Source records
►

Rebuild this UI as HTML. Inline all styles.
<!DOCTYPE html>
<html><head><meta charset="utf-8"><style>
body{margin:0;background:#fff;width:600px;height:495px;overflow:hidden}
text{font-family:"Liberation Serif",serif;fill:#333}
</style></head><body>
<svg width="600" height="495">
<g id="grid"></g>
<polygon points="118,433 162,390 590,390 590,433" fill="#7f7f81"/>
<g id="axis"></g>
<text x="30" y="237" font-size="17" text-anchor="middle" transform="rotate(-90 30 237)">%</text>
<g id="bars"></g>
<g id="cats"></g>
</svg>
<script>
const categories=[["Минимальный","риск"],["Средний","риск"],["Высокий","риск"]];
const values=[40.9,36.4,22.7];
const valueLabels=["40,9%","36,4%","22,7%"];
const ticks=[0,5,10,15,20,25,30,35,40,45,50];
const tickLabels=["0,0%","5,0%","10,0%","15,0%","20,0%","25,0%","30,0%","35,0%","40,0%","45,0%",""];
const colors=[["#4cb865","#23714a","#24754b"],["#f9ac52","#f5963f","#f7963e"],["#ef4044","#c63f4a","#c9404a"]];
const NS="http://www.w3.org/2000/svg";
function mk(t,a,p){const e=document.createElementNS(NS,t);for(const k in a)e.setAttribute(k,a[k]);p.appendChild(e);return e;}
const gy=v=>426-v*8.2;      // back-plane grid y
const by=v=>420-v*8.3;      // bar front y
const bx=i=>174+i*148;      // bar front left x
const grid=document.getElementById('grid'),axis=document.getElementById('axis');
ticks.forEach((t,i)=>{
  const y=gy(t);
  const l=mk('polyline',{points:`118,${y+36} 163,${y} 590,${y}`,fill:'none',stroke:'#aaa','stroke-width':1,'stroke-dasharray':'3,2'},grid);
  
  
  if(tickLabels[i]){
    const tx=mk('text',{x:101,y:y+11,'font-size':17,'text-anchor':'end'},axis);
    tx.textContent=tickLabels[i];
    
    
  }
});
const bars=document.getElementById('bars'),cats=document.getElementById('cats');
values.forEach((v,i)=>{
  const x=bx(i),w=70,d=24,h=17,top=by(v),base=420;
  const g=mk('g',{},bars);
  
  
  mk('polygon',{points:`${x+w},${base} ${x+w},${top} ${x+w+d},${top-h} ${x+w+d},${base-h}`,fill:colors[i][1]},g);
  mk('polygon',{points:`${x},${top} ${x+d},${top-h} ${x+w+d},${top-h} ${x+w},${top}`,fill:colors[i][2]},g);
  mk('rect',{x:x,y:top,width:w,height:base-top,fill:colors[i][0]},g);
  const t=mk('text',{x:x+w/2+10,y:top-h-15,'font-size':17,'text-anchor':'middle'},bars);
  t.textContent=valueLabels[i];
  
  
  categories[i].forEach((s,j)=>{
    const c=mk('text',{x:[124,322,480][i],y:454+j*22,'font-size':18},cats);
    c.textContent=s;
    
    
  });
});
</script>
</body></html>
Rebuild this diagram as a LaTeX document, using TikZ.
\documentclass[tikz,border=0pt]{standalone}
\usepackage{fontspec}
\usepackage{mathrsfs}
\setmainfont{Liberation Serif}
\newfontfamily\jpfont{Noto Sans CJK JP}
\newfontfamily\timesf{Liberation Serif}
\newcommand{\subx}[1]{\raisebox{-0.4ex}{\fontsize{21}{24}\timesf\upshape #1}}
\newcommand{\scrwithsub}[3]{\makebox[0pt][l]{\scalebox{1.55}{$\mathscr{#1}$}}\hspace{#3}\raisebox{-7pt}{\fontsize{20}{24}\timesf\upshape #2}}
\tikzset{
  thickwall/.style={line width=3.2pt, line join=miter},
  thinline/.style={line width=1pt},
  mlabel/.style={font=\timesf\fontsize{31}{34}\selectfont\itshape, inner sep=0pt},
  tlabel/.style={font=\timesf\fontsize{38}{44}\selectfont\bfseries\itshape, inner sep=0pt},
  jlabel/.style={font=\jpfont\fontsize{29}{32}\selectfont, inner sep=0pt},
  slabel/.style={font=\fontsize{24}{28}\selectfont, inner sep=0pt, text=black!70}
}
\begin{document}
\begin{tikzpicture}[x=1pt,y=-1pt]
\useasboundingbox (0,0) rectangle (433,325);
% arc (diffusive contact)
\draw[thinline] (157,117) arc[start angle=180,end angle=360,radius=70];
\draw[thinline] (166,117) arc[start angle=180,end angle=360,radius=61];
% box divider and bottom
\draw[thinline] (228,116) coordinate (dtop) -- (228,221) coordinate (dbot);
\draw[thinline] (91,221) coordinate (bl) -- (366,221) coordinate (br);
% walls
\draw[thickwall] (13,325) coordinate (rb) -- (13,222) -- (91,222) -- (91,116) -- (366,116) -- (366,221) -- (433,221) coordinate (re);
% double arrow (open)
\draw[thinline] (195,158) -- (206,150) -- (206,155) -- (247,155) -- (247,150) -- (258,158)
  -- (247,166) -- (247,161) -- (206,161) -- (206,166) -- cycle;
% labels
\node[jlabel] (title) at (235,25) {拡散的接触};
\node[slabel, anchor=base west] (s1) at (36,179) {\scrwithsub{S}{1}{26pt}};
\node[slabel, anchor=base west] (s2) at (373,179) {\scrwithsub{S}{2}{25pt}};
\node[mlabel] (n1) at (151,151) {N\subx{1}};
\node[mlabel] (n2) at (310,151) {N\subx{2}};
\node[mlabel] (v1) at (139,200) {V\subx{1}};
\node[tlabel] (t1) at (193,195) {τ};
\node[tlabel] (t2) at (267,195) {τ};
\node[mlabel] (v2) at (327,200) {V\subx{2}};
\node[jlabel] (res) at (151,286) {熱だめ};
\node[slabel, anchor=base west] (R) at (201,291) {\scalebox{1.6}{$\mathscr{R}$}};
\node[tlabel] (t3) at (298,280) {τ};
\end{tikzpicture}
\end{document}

◄
►

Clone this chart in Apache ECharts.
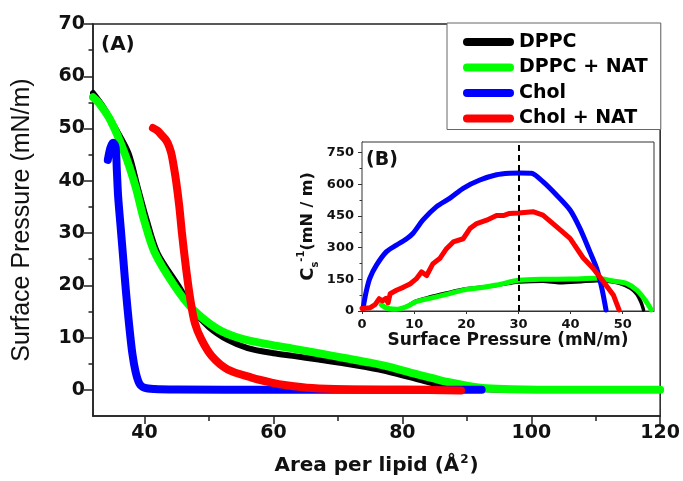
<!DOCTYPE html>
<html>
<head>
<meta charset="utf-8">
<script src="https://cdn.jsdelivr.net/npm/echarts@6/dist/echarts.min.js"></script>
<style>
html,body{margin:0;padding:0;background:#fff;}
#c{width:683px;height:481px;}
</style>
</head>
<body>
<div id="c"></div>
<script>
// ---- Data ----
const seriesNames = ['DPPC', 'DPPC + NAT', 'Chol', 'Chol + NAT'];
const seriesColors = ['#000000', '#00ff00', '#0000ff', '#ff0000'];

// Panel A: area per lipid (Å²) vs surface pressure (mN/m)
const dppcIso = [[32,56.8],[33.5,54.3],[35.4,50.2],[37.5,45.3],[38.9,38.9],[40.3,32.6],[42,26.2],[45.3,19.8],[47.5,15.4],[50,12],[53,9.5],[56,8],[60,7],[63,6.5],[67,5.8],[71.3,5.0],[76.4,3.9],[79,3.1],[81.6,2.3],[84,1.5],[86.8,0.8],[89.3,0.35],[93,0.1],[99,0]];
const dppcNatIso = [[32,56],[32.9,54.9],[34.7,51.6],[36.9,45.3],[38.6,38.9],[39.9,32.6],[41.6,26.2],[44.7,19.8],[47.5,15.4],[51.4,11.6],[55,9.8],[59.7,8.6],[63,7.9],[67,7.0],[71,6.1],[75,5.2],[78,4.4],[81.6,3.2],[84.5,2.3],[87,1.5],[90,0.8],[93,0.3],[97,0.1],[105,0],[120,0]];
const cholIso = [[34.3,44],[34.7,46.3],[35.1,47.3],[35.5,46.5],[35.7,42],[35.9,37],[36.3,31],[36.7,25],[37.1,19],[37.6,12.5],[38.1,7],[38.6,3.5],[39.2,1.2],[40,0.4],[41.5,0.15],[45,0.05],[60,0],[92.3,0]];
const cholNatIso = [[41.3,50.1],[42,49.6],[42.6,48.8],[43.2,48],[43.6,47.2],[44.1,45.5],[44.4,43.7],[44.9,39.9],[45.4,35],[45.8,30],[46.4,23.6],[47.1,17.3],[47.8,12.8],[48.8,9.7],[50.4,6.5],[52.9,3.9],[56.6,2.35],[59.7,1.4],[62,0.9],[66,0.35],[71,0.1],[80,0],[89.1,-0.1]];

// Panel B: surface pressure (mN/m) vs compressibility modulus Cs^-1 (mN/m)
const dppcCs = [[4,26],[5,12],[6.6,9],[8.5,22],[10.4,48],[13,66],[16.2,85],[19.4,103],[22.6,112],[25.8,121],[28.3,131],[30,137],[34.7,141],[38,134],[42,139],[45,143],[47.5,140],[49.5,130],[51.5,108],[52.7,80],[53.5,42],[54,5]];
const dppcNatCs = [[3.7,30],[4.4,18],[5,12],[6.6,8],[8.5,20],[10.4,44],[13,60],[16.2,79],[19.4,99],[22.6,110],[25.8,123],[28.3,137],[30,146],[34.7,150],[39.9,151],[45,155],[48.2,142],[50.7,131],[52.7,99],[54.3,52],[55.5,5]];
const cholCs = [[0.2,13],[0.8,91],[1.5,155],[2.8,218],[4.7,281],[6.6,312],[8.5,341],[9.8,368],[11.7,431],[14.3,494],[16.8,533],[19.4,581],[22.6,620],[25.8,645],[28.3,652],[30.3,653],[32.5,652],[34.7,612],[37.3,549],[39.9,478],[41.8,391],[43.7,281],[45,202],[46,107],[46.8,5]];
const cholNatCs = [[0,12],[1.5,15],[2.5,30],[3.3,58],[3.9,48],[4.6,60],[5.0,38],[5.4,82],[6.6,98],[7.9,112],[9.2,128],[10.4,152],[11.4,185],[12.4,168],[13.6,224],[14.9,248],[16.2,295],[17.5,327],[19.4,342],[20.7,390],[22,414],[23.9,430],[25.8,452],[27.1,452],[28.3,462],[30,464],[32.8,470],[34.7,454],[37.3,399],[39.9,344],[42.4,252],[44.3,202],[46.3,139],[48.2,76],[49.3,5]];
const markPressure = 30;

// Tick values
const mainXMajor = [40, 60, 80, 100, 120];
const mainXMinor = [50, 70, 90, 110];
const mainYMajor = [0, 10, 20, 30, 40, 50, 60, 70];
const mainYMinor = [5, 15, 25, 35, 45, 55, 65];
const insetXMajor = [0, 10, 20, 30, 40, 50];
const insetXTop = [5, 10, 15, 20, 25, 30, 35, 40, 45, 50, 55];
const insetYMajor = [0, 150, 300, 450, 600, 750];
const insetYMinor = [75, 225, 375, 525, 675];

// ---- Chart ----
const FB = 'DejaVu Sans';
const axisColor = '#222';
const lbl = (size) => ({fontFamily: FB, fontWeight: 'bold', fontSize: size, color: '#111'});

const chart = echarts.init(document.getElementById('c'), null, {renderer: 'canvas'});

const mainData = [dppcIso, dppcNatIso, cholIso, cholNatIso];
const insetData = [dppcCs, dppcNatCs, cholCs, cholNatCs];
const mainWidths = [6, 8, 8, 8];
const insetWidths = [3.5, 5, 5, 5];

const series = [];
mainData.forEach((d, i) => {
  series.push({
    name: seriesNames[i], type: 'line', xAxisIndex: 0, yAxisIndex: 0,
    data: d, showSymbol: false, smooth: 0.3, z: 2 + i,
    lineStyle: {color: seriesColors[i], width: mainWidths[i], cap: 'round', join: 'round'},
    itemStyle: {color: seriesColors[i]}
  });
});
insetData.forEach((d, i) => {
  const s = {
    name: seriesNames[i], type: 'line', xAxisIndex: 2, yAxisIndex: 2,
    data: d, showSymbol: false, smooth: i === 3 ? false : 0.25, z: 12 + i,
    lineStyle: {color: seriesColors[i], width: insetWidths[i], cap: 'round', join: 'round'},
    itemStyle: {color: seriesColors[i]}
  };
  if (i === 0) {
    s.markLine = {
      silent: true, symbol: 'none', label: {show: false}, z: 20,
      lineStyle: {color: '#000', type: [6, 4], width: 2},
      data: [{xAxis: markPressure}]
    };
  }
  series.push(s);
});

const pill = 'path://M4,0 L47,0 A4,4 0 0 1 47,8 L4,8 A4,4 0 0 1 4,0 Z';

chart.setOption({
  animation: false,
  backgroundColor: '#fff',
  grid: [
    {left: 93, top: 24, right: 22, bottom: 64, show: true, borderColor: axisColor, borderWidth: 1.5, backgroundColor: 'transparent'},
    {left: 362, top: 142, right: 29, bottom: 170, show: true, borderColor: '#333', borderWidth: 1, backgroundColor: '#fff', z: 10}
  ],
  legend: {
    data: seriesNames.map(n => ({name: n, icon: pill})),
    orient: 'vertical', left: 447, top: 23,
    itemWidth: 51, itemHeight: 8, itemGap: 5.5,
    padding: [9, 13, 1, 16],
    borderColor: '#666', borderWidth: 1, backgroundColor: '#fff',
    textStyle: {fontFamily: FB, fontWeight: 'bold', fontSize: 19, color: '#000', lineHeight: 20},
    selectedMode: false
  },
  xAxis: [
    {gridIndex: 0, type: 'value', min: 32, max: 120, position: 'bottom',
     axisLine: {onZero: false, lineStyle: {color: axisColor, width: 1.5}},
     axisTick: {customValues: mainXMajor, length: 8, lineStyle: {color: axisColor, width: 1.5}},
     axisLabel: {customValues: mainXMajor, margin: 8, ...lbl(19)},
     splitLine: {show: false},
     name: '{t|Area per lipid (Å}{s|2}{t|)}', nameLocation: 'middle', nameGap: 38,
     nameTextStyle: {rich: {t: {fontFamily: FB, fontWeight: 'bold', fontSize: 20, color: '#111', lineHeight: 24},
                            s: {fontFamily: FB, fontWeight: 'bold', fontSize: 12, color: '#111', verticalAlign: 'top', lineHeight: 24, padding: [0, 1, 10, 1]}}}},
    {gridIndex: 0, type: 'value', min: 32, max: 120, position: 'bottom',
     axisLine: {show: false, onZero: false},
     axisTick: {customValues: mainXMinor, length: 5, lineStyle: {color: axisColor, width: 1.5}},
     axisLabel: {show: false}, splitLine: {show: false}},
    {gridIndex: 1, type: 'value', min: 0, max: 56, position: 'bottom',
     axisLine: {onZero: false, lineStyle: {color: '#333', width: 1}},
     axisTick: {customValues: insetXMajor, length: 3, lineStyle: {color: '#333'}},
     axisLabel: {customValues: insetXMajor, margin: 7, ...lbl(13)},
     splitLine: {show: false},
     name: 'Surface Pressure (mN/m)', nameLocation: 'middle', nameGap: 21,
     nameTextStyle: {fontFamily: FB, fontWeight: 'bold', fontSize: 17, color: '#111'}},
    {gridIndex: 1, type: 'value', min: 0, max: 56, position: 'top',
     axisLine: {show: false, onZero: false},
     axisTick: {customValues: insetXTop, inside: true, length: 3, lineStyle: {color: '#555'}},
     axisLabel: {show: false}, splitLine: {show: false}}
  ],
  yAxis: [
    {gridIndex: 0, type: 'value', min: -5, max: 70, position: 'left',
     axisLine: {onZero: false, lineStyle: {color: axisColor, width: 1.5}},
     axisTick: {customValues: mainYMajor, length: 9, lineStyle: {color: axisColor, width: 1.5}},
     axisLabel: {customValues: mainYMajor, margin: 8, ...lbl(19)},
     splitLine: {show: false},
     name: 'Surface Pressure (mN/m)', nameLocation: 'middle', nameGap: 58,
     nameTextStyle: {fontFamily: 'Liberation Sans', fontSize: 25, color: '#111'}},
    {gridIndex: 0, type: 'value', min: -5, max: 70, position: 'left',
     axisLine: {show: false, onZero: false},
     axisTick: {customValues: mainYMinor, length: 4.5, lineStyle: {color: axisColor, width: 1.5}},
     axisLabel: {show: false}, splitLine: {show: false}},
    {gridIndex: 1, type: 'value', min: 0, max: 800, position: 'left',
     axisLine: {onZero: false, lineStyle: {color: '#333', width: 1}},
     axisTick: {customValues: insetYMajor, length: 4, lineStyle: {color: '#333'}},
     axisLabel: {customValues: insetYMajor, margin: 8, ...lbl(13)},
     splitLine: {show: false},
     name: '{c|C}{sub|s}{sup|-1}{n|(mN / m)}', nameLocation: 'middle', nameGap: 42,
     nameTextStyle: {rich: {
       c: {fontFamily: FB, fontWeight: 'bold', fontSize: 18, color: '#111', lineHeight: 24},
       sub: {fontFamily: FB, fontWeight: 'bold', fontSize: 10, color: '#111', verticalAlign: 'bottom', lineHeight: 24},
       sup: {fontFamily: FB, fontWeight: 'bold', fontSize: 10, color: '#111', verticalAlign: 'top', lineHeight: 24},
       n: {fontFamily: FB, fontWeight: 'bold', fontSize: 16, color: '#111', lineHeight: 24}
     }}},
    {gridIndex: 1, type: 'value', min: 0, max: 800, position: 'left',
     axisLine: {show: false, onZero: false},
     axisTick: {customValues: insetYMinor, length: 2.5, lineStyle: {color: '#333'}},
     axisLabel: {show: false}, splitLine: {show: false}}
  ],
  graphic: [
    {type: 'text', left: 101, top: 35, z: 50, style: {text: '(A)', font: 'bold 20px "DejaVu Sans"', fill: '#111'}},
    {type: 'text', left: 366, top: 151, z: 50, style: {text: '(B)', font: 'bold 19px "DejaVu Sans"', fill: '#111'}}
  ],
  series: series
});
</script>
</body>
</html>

◄
►

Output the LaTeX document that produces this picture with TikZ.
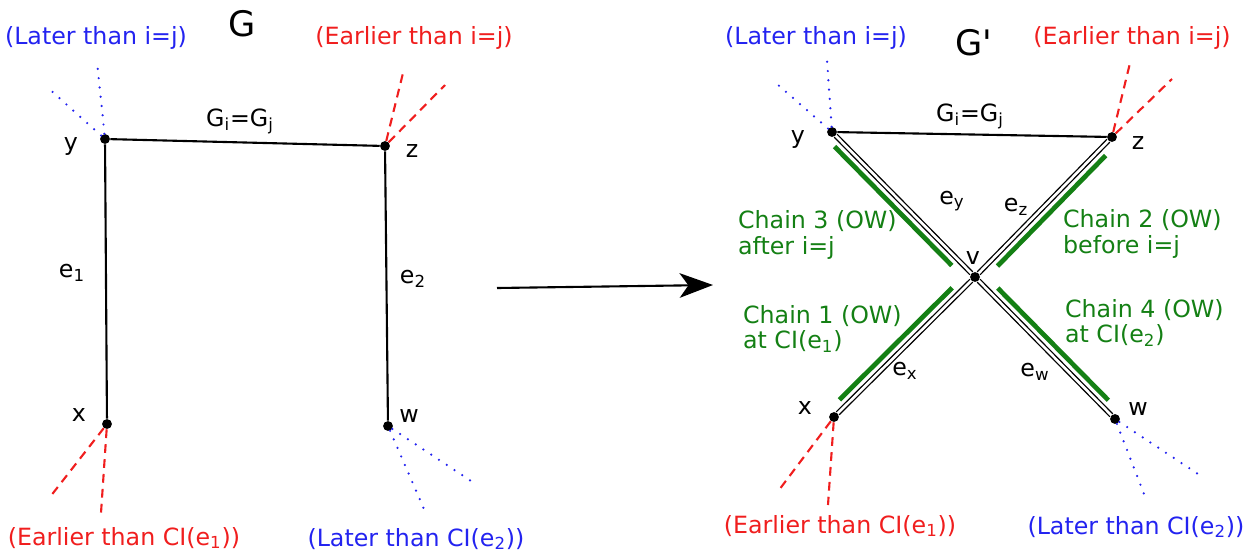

◄

Do this
In the records above, find the line with "Clone this chart in Apache ECharts." and the line with "['#000000', '#00ff00', '#0000ff', '#ff0000'];", then restate word for word only those two lines and all lines between, omitting pictures.

Final result
Clone this chart in Apache ECharts.
<!DOCTYPE html>
<html>
<head>
<meta charset="utf-8">
<script src="https://cdn.jsdelivr.net/npm/echarts@6/dist/echarts.min.js"></script>
<style>
html,body{margin:0;padding:0;background:#fff;}
#c{width:683px;height:481px;}
</style>
</head>
<body>
<div id="c"></div>
<script>
// ---- Data ----
const seriesNames = ['DPPC', 'DPPC + NAT', 'Chol', 'Chol + NAT'];
const seriesColors = ['#000000', '#00ff00', '#0000ff', '#ff0000'];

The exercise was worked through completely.